*** Supplied data

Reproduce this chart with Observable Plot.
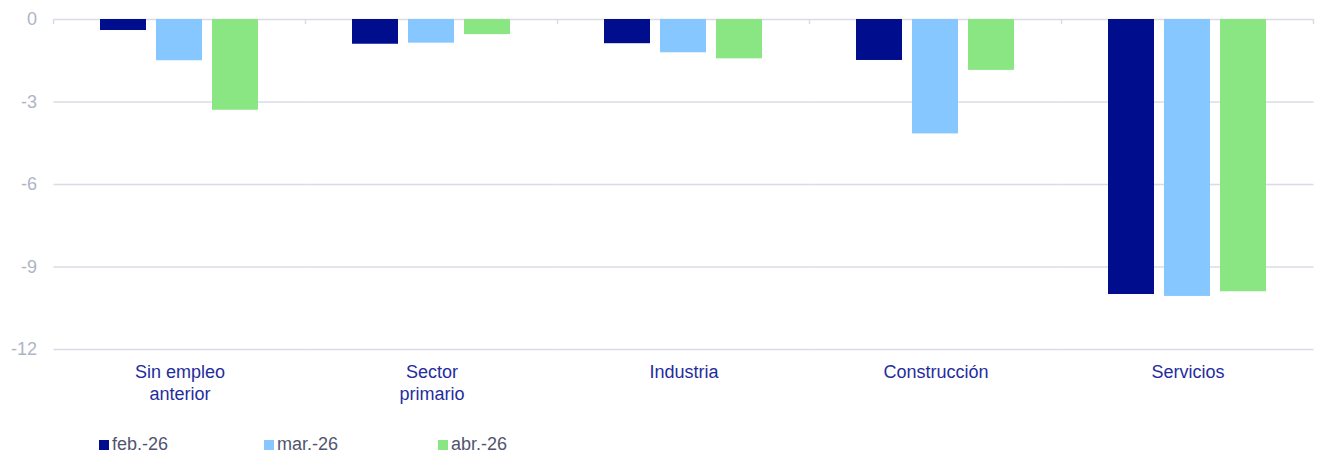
<!DOCTYPE html>
<html>
<head>
<meta charset="utf-8">
<script src="https://cdn.jsdelivr.net/npm/d3@7"></script>
<script src="https://cdn.jsdelivr.net/npm/@observablehq/plot@0.6"></script>
<style>
  body { margin: 0; background: #fff; font-family: "Liberation Sans", Arial, sans-serif; }
  #chart svg { display: block; }
  .legend { display: flex; padding-left: 99px; margin-top: 14px; height: 20px; align-items: center; }
  .legend .item { display: flex; align-items: center; font-size: 18px; line-height: 20px; color: #50556f; }
  .legend .sw { width: 10px; height: 10px; margin-right: 3px; margin-top: 1px; }
</style>
</head>
<body>
<div id="chart"></div>
<script>
const categories = ["Sin empleo\nanterior", "Sector\nprimario", "Industria", "Construcción", "Servicios"];
const seriesNames = ["feb.-26", "mar.-26", "abr.-26"];
const febValues = [-0.4, -0.9, -0.88, -1.49, -10.0];
const marValues = [-1.5, -0.86, -1.21, -4.16, -10.07];
const abrValues = [-3.3, -0.55, -1.43, -1.85, -9.9];
const yTicks = [0, -3, -6, -9, -12];
const colors = ["#000e8e", "#85c7fe", "#89e682"];

const seriesValues = [febValues, marValues, abrValues];
const data = [];
categories.forEach((c, i) => {
  seriesNames.forEach((s, j) => data.push({category: c, series: s, value: seriesValues[j][i]}));
});

const width = 1318, marginLeft = 52, marginRight = 2;
const fxPadIn = 0.368, fxPadOut = fxPadIn / 2, xPadIn = 0.17;
const fxStep = (width - marginLeft - marginRight) / (categories.length - fxPadIn + 2 * fxPadOut);
const fxBand = fxStep * (1 - fxPadIn);
const halfGap = (fxStep - fxBand) / 2;
const xStep = fxBand / (seriesNames.length - xPadIn);
const barW = xStep * (1 - xPadIn);
const edgeOffset = barW / 2 + halfGap;
const gridColor = "#d9dce6";

const plot = Plot.plot({
  width,
  height: 420,
  marginTop: 19,
  marginBottom: 71,
  marginLeft,
  marginRight,
  style: {fontFamily: "Liberation Sans, Arial, sans-serif", background: "#fff"},
  fx: {domain: categories, paddingInner: fxPadIn, paddingOuter: fxPadOut, label: null},
  x: {domain: seriesNames, paddingInner: xPadIn, paddingOuter: 0, axis: null},
  y: {domain: [-12, 0], label: null},
  color: {domain: seriesNames, range: colors},
  marks: [
    Plot.ruleY(yTicks, {insetLeft: -halfGap, insetRight: -halfGap, stroke: gridColor, strokeWidth: 1.5}),
    Plot.ruleX(categories, {fx: d => d, x: () => seriesNames[0], y1: 0, y2: 0, insetBottom: -5, dx: -edgeOffset, stroke: gridColor, strokeWidth: 1.5}),
    Plot.ruleX(categories.slice(-1), {fx: d => d, x: () => seriesNames[2], y1: 0, y2: 0, insetBottom: -5, dx: edgeOffset, stroke: gridColor, strokeWidth: 1.5}),
    Plot.barY(data, {fx: "category", x: "series", y: "value", fill: "series"}),
    Plot.axisY({ticks: yTicks, tickSize: 0, tickPadding: 17, dx: -halfGap, tickFormat: d => String(d), fontSize: 18, color: "#aeb5c5", label: null}),
    Plot.axisFx({anchor: "bottom", tickSize: 0, tickPadding: 14, fontSize: 18, lineHeight: 1.17, color: "#1f2d9e", label: null})
  ]
});
document.getElementById("chart").appendChild(plot);

const legend = document.createElement("div");
legend.className = "legend";
seriesNames.forEach((s, i) => {
  const item = document.createElement("div");
  item.className = "item";
  item.style.width = i === 0 ? "165px" : "174px";
  item.innerHTML = `<span class="sw" style="background:${colors[i]}"></span><span>${s}</span>`;
  legend.appendChild(item);
});
document.body.appendChild(legend);
</script>
</body>
</html>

******

◆ Instructions for the task
Of the lines above, how many include the word "chart"? Reply with the number only.

◆ Expected answer
4